A proof-of-concept Java server that can tolerate Byzantine failures, demonstrated by subscribing to topics through the provided client, and alerting when the subscribed data is updated.
Assume you use a similar service to Digital Ocean or AWS where you know the IP addresses of your distributed servers, enter them in the admin.config file.
To build: $ ant
To run the admin client: $ java -jar admin.jar To initialize the service: initService {#servers} {cacheSize} {cacheStrategy} To start the service: start
To start the client: $ java -jar client.jar To connect to a server (any server is fine): connect {IP_addr} {port#} For the rest of client commands, just type help.
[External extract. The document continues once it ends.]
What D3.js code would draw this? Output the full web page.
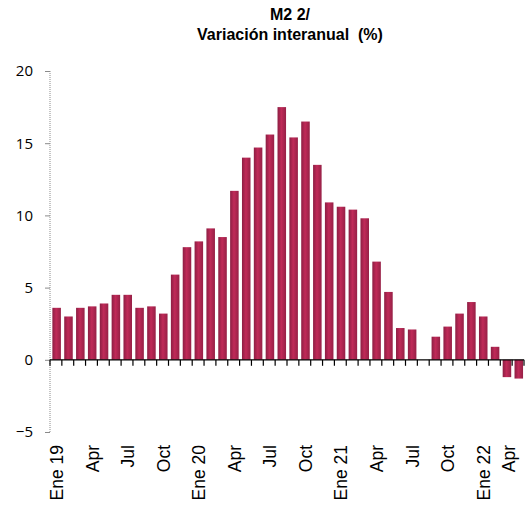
<!DOCTYPE html>
<html>
<head>
<meta charset="utf-8">
<script src="https://cdn.jsdelivr.net/npm/d3@7"></script>
<style>
  body { margin: 0; background: #fff; }
  svg { display: block; }
</style>
</head>
<body>
<div id="chart"></div>
<script>
(function () {
    'use strict';

    // months Ene 19 .. Apr 22
    var months = ["2019-01", "2019-02", "2019-03", "2019-04", "2019-05", "2019-06",
        "2019-07", "2019-08", "2019-09", "2019-10", "2019-11", "2019-12",
        "2020-01", "2020-02", "2020-03", "2020-04", "2020-05", "2020-06",
        "2020-07", "2020-08", "2020-09", "2020-10", "2020-11", "2020-12",
        "2021-01", "2021-02", "2021-03", "2021-04", "2021-05", "2021-06",
        "2021-07", "2021-08", "2021-09", "2021-10", "2021-11", "2021-12",
        "2022-01", "2022-02", "2022-03", "2022-04"];

    // M2, variación interanual (%) -- Ago 21 has no bar
    var m2Values = [3.6, 3.0, 3.6, 3.7, 3.9, 4.5, 4.5, 3.6, 3.7, 3.2, 5.9, 7.8,
        8.2, 9.1, 8.5, 11.7, 14.0, 14.7, 15.6, 17.5, 15.4, 16.5, 13.5, 10.9,
        10.6, 10.4, 9.8, 6.8, 4.7, 2.2, 2.1, null, 1.6, 2.3, 3.2, 4.0,
        3.0, 0.9, -1.2, -1.3];

    var xTickLabels = {
        "2019-01": "Ene 19", "2019-04": "Apr", "2019-07": "Jul", "2019-10": "Oct",
        "2020-01": "Ene 20", "2020-04": "Apr", "2020-07": "Jul", "2020-10": "Oct",
        "2021-01": "Ene 21", "2021-04": "Apr", "2021-07": "Jul", "2021-10": "Oct",
        "2022-01": "Ene 22", "2022-04": "Apr"
    };

    var yTicks = [-5, 0, 5, 10, 15, 20];

    var data = months.map(function (m, i) {
        return {month: m, value: m2Values[i]};
    });

    var width = 527, height = 511;
    var left = 50, right = 524, top = 71, bottom = 432;

    var svg = d3.select("#chart")
        .append("svg")
        .attr("width", width)
        .attr("height", height);

    var x = d3.scaleBand()
        .domain(months)
        .range([left, right])
        .padding(0);

    var y = d3.scaleLinear()
        .domain([-5, 20])
        .range([bottom, top]);

    // bar shading
    var grad = svg.append("defs").append("linearGradient")
        .attr("id", "barGrad")
        .attr("x1", "0").attr("x2", "1").attr("y1", "0").attr("y2", "0");
    grad.append("stop").attr("offset", "0%").attr("stop-color", "#8c1e43");
    grad.append("stop").attr("offset", "45%").attr("stop-color", "#c02a58");
    grad.append("stop").attr("offset", "100%").attr("stop-color", "#962046");

    // title
    svg.append("text")
        .attr("x", 290).attr("y", 20)
        .attr("text-anchor", "middle")
        .style("font", "bold 16px 'Liberation Sans', Arial, sans-serif")
        .text("M2 2/");
    svg.append("text")
        .attr("x", 290).attr("y", 40)
        .attr("text-anchor", "middle")
        .style("font", "bold 16px 'Liberation Sans', Arial, sans-serif")
        .style("white-space", "pre")
        .text("Variación interanual  (%)");

    // y axis (dotted grey line)
    var yAxis = d3.axisLeft(y)
        .tickValues(yTicks)
        .tickSize(5)
        .tickPadding(12);
    var yg = svg.append("g")
        .attr("transform", "translate(" + left + ",0)")
        .call(yAxis);
    yg.select(".domain")
        .attr("stroke", "#8a8a8a")
        .attr("stroke-dasharray", "1,1")
        .attr("d", "M0," + top + "V" + bottom);
    yg.selectAll(".tick line").attr("stroke", "#8a8a8a");
    yg.selectAll(".tick text")
        .style("font", "15px 'Open Sans', 'Noto Sans', sans-serif")
        .attr("fill", "#000");

    // bars
    var bw = x.bandwidth();
    svg.selectAll("rect.bar")
        .data(data.filter(function (d) { return d.value !== null; }))
        .enter()
        .append("rect")
        .attr("class", "bar")
        .attr("x", function (d) { return x(d.month) + bw * 0.2; })
        .attr("width", bw * 0.72)
        .attr("y", function (d) { return y(Math.max(0, d.value)); })
        .attr("height", function (d) { return Math.abs(y(d.value) - y(0)); })
        .attr("fill", "url(#barGrad)");

    // zero line with ticks at category boundaries
    var zero = y(0);
    svg.append("line")
        .attr("x1", left).attr("x2", right)
        .attr("y1", zero).attr("y2", zero)
        .attr("stroke", "#000").attr("stroke-width", 1.2);
    svg.selectAll("line.xtick")
        .data(months.concat(["end"]))
        .enter()
        .append("line")
        .attr("class", "xtick")
        .attr("x1", function (d) { return d === "end" ? right : x(d); })
        .attr("x2", function (d) { return d === "end" ? right : x(d); })
        .attr("y1", zero).attr("y2", zero + 6)
        .attr("stroke", "#000").attr("stroke-width", 1.2);

    // x labels (rotated); last one nudged in so it stays on the page
    svg.selectAll("text.xlab")
        .data(months.filter(function (m) { return xTickLabels[m]; }))
        .enter()
        .append("text")
        .attr("class", "xlab")
        .attr("transform", function (d) {
            var cx = Math.min(x(d) + bw / 2 + 1, width - 18);
            return "translate(" + cx + ",445) rotate(-90)";
        })
        .attr("dy", "0.35em")
        .attr("text-anchor", "end")
        .style("font", "17.5px 'Liberation Sans', Arial, sans-serif")
        .text(function (d) { return xTickLabels[d]; });
}());
</script>
</body>
</html>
The support for Byzantine failures is defined by the detection and recovery of compromised servers. It involves two types of detection: the detection of “compromised get” and the detection of “compromised put”. A “compromised get” is when a compromised server attempts to return a wrong value to a client’s get request. A “compromised put” is when a compromised server attempts to update key-value pairs (replication process) on other servers that were not initiated by the client or initiated by the client but with the wrong value.
- Client initiates a GET request to Server A,
- Server A will reply to the Client with a Key,Value pair
- Once the Client has received the Key,Value pair from Server A, it will silently (non-blocking background operations) send the Key,Value pair to the other two Server Replicas(call them Server B and C) that also know about this Key,Value pair
- Server B and Server C, once received the Key, Value pair from Client, will validate the Key,Value pair using their own persistent storage. If the value is wrong, or the pair does not exist, Server B and Server C will notify the Client and ECS (Container Orchestration Service).
- Once ECS receives Both of the messages from Server B and Server C that Server A is compromised, which means the quorum is reached, it will take action against the Compromised Server A by taking it down and deleting its data and then bring it back up with the data from its Replicas.
- Once the Client receives Both of the messages from Server B and Server C that Server A is compromised and with the actual read value (quorum is needed), it will notify the user in the UI that the previous value that the user got was incorrect and what the actual read value should be.
- Client initiates a PUT request to Server A. Each of our Client Application has a server socket that is used for the cases where Servers need to contact the Client for validations of PUT request.
- Server A will reply to the Client with a PUT_SUCCESS message
- Once Client receives the reply from Server A that the PUT request is successful, it will store the put request in its action log
- Server A will proceed to send Server B and Server C (its Replicas) the Client PUT request. In our protocol, each replication needs not only the Key, Value pair but also the origin of the request (which Client is the request from).
- Server B and Server C will attempt to connect to the Client that is provided in the replication message and send the key, value pair along with Server A’s name(origin of replication process) to the client for confirmation
- Once the client receives the messages from Server B and Server C, it will compare the key,value pair with its action log mentioned in step 3. If such key value pair by Server A put operation is not found in the action log, or the value is wrong, it will message back Server B and Server C that the client has never requested such put operations. And If such key value pair put operation indeed exist and is by Server A, then it will just silently ignore the message.
- If Server B and Server C receives messages from Client that Server A’s put operation was wrong, they will tell ECS that Server A is Compromised.
- ECS will take action against Server A by shutting it down and replacing its content with its Replicas’ data and bringing it back up.
Subscription information piggyback on the heartbeat messages that are sent around the hash ring. When a server receives subscription information from its neighbour. It will compare it with the local subscription information and merge the information together. For example, if server A has subscription info “key1:[127.0.0.1:6000]” and server B has subscription info “key1:[127.0.0.1:60001], key2:[127.0.0.1:60000]” Then when one server send its subscription information to another, the receiver will update its local subscription information to “key1:[127.0.0.1:6000, 127.0.0.1:60001], key2:[127.0.0.1:60000]”. By doing this, if the server that initially received the subscription request does not immediately crash before sending out any heartbeat, then it’s the subscription will live as long as the service lives, even when new nodes are brought up by ECS, it will be fed the subscription information that is being passed along the hash ring.
Unsubscription is handled by having the client library send the unsubscribe request to any server it knows in the storage service. Then, the receiving server will tell ECS about the request. The ECS will send a message to all active servers to temporarily halt all heartbeats. Then it will broadcast another message to let the servers remove the subscription in question. Finally, it will broadcast to resume the heartbeat process.